Beberapa upaya perdamaian yang pernah dilakukan untuk mendinginkan konflik keduanya antara lain, pertukaran wilayah atau mengubah garis perbatasan antara dua negara. Solusi tersebut pernah diusulkan oleh mantan Presiden Kosovo, Hashim Thaci dan Presiden Serbia, Aleksandar Vucic. Namun, sebagian pakar menilai langkah tersebut justru dapat menimbulkan ketidakstabilan dan berbahaya, sebab bisa memicu kerusuhan di Kosovo dan Serbia.

Solusi lainnya juga pernah digagas oleh lembaga Perserikatan Bangsa-Bangsa (PBB). Salah satunya dengan membuat Resolusi 1244 tahun 1999. Resolusi tersebut menetapkan bahwa Serbia harus menghentikan sementara pemerintahannya atas Kosovo. Selanjutnya menempatkan Kosovo di bawah United Nations Interim Administration Mission in Kosovo (UNMIK). UNMIK sendiri merupakan suatu misi penjaga perdamaian di Kosovo yang memperoleh mandat resmi dari PBB.

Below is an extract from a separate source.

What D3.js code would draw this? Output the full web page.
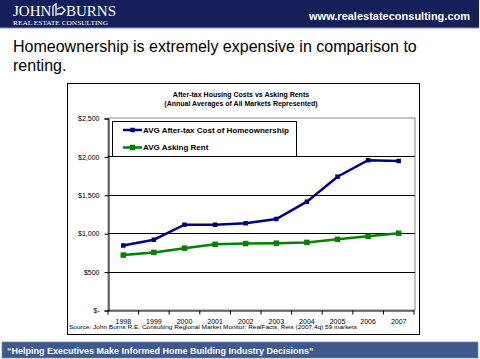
<!DOCTYPE html>
<html><head><meta charset="utf-8">
<script src="https://cdn.jsdelivr.net/npm/d3@7"></script>
<style>
html,body{margin:0;padding:0;background:#fff;}
svg{display:block;font-family:"Liberation Sans",Arial,sans-serif;}
</style></head>
<body>
<script>
const years = ["1998","1999","2000","2001","2002","2003","2004","2005","2006","2007"];
const ownCost = [840, 915, 1110, 1110, 1130, 1185, 1410, 1735, 1950, 1940];
const askRent = [715, 750, 805, 855, 865, 870, 880, 920, 960, 1000];
const yTicks = [0, 500, 1000, 1500, 2000, 2500];
const seriesNames = ["AVG After-tax Cost of Homeownership", "AVG Asking Rent"];

const W = 480, H = 359;
const svg = d3.select("body").append("svg").attr("width", W).attr("height", H);

// header bar
svg.append("rect").attr("x",0).attr("y",0).attr("width",479).attr("height",28).attr("fill","#15205a");
svg.append("line").attr("x1",0).attr("x2",479).attr("y1",28).attr("y2",28).attr("stroke","#8a93b8").attr("stroke-width",1);
svg.append("text").attr("x",13).attr("y",16).attr("fill","#fff")
  .attr("font-family","'Liberation Serif','DejaVu Serif',serif").attr("font-size",15).text("JOHN");
svg.append("text").attr("x",66).attr("y",16).attr("fill","#fff")
  .attr("font-family","'Liberation Serif','DejaVu Serif',serif").attr("font-size",15).text("BURNS");
// house icon
svg.append("path").attr("d","M53,16 L53,6 L56,4 L56,16 M57,9 L62,7 L65,10 L62,14 L57,14")
  .attr("fill","none").attr("stroke","#fff").attr("stroke-width",1.3);
svg.append("text").attr("x",13).attr("y",25).attr("fill","#fff")
  .attr("font-family","'Liberation Serif','DejaVu Serif',serif").attr("font-size",6.5)
  .attr("textLength",95).attr("lengthAdjust","spacingAndGlyphs").text("REAL ESTATE CONSULTING");
svg.append("text").attr("x",470).attr("y",20).attr("text-anchor","end").attr("fill","#fff")
  .attr("font-weight","bold").attr("font-size",11).text("www.realestateconsulting.com");

// heading
svg.append("text").attr("x",13).attr("y",52).attr("fill","#000").attr("font-size",16)
  .text("Homeownership is extremely expensive in comparison to");
svg.append("text").attr("x",13).attr("y",71).attr("fill","#000").attr("font-size",16).text("renting.");

// chart box
svg.append("rect").attr("x",67.5).attr("y",83.5).attr("width",352).attr("height",251)
  .attr("fill","#fff").attr("stroke","#000").attr("stroke-width",1);

svg.append("text").attr("x",241).attr("y",97).attr("text-anchor","middle").attr("font-size",7).attr("font-weight","bold")
  .text("After-tax Housing Costs vs Asking Rents");
svg.append("text").attr("x",241).attr("y",106).attr("text-anchor","middle").attr("font-size",7).attr("font-weight","bold")
  .text("(Annual Averages of All Markets Represented)");

const x = d3.scaleBand().domain(years).range([108, 414]);
const y = d3.scaleLinear().domain([0, 2500]).range([310, 118]);

// plot area border
svg.append("rect").attr("x",108).attr("y",118).attr("width",307).attr("height",192)
  .attr("fill","none").attr("stroke","#888").attr("stroke-width",1);

// gridlines
svg.append("g").selectAll("line").data(yTicks.filter(d => d > 0 && d < 2500)).join("line")
  .attr("x1",108).attr("x2",415).attr("y1",d => Math.round(y(d))+0.5).attr("y2",d => Math.round(y(d))+0.5)
  .attr("stroke","#000").attr("stroke-width",1);

// y axis
const fmt = d => d === 0 ? "$-" : "$" + d3.format(",")(d);
const yAxis = svg.append("g").attr("transform","translate(108.5,0.5)")
  .call(d3.axisLeft(y).tickValues(yTicks).tickSize(4).tickFormat(fmt));
yAxis.select(".domain").attr("stroke","#000");
yAxis.selectAll("text").attr("font-size",7).attr("fill","#000").attr("font-family","'Liberation Sans',Arial,sans-serif").attr("dx",-2);

// x axis
const xAxis = svg.append("g").attr("transform","translate(0,310.5)")
  .call(d3.axisBottom(x).tickSize(0).tickPadding(9));
xAxis.select(".domain").attr("stroke","#000");
xAxis.selectAll("text").attr("font-size",7).attr("fill","#000").attr("font-family","'Liberation Sans',Arial,sans-serif");
// category boundary ticks
xAxis.append("g").selectAll("line").data(years).join("line")
  .attr("x1",d => x(d)+x.bandwidth()).attr("x2",d => x(d)+x.bandwidth()).attr("y1",0).attr("y2",4)
  .attr("stroke","#000");
xAxis.append("line").attr("x1",108).attr("x2",108).attr("y1",0).attr("y2",4).attr("stroke","#000");

svg.append("text").attr("x",69).attr("y",329).attr("font-size",6).attr("fill","#000")
  .attr("textLength",288).attr("lengthAdjust","spacingAndGlyphs")
  .text("Source: John Burns R.E. Consulting Regional Market Monitor; RealFacts, Reis (2007,4q) 59 markets");

// series
const cx = d => x(d) + x.bandwidth()/2;
const series = [
  {vals: ownCost, color: "#000080", ms: 4.5},
  {vals: askRent, color: "#008000", ms: 5.5}
];
series.forEach(s => {
  const pts = years.map((yr,i) => [cx(yr), y(s.vals[i])]);
  svg.append("path").attr("d", d3.line()(pts)).attr("fill","none").attr("stroke",s.color).attr("stroke-width",2.5);
  svg.append("g").selectAll("rect").data(pts).join("rect")
    .attr("x",p => p[0]-s.ms/2).attr("y",p => p[1]-s.ms/2).attr("width",s.ms).attr("height",s.ms).attr("fill",s.color);
});

// legend
svg.append("rect").attr("x",112.5).attr("y",121.5).attr("width",184).attr("height",35)
  .attr("fill","#fff").attr("stroke","#000").attr("stroke-width",1);
seriesNames.forEach((n,i) => {
  const ly = 130 + i*17.5;
  svg.append("line").attr("x1",123).attr("x2",142).attr("y1",ly).attr("y2",ly).attr("stroke",series[i].color).attr("stroke-width",2.5);
  svg.append("rect").attr("x",132.5-series[i].ms/2).attr("y",ly-series[i].ms/2).attr("width",series[i].ms).attr("height",series[i].ms).attr("fill",series[i].color);
  svg.append("text").attr("x",143).attr("y",ly+2.5).attr("font-size",8).attr("font-weight","bold").attr("fill","#000").text(n);
});

// footer
svg.append("rect").attr("x",2).attr("y",342).attr("width",476).attr("height",16)
  .attr("fill","#3e5a8c").attr("stroke","#6f86b0").attr("stroke-width",0.7);
svg.append("text").attr("x",7).attr("y",353.5).attr("fill","#fff").attr("font-size",9).attr("font-weight","bold")
  .text("\u201CHelping Executives Make Informed Home Building Industry Decisions\u201D");
</script>
</body></html>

Upaya terakhir adalah pembicaraan Ohrid. Pembicaraan Ohrid adalah upaya terbaru dari komunitas internasional untuk menyelesaikan konflik Kosovo dan Serbia. Kesepakatan tersebut dicapai dalam pertemuan maraton selama 12 jam di Ohrid, Makedonia Utara, pada Sabtu (18/03/2023). Beberapa isu penting yang dibicarakan antara lain tentang status Kosovo, hak etnis Serbia yang tinggal di Kosovo, dan hubungan ekonomi antara kedua negara.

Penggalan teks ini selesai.